3848503 3850695 3853169
To be fair, doing it under Twi's roof while she right outside the door is kind of rude as well.:twilightangry2:



What was it that "He Who Walks Before" called Mac in Cold Days? Watcher, I think. And when questioned he just says "I'm Out". Maybe this is it, he is out and Big Mac is in.
As a matter of my own canon, I would like to imagine they all work in alcohol to one extent or another, and operate in a Masonic manner, their rank being determined by exactly how influential they are concerning alcohol. A big Mac for instance would be a part time supplier of weaker alcohol, whilst a large Mac would be a full time supplier and somewhere there is a Most Grand Worshipful Mac who runs the whole of Scotland and heads the order. Ah, to dream damn silly dreams, there is no better way to waste time....

Only if they actually knew she was there, though. Otherwise, it's Spike's home too - and it's not like Twilight's paying rent any more than he is.
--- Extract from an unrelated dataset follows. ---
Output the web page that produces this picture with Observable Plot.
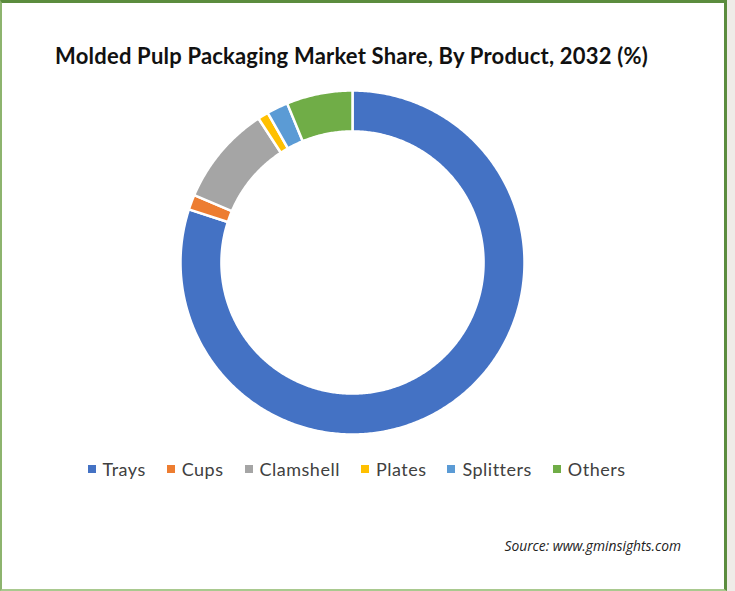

:applecry::fluttercry::raritycry: THIS NEEDS TO BE CANON AND HAPPEN!!!!!!

3850917 Yes, and it is hilarious!!!!!!

This actually makes lots of sense to me... I can totally see it. I can also imagine some little girl being up early enough to spot Big Mac and running outside to hug him.

that STILL got me to tear up a bit:fluttercry:

Amusing but meh. Like eating a sachet of sugar instead of a few gumdrops.

Well you OFFERED the place to stay. I mean, yeah, they SHOULD be doing it HER place, where they're not intruding, but if it's "the best sex I've ever had" I think you can wait to tell them to wash the sheets themselves and do it at her place from now on until AFTER she's gotten it.

The thing I think is so weird here is that Twilight is so offended that her friends might enjoy a good fuck with a handsome unicorn stallion like Mr Dresden. It's as if she thinks he's doing something wrong by having sex with a mare, or maybe she means a mare that isn't TWILIGHT SPARKLE!

If you ask me, someone might need to be transferred to Jelly-School the next time they have an opening...

Glorious! I've been following this series on fanfiction.net for the most part, and seeing omakes for it over here brightened my day. A solid dose of assorted emotions in the first chapter, entirely-deserved Bob-torture in the second, and an appropriate meeting of Macs in the third were all cracking stuff to read.

3854183 :moustache:: *Fetches ice cream with Pinkie-like speed* You're beautiful.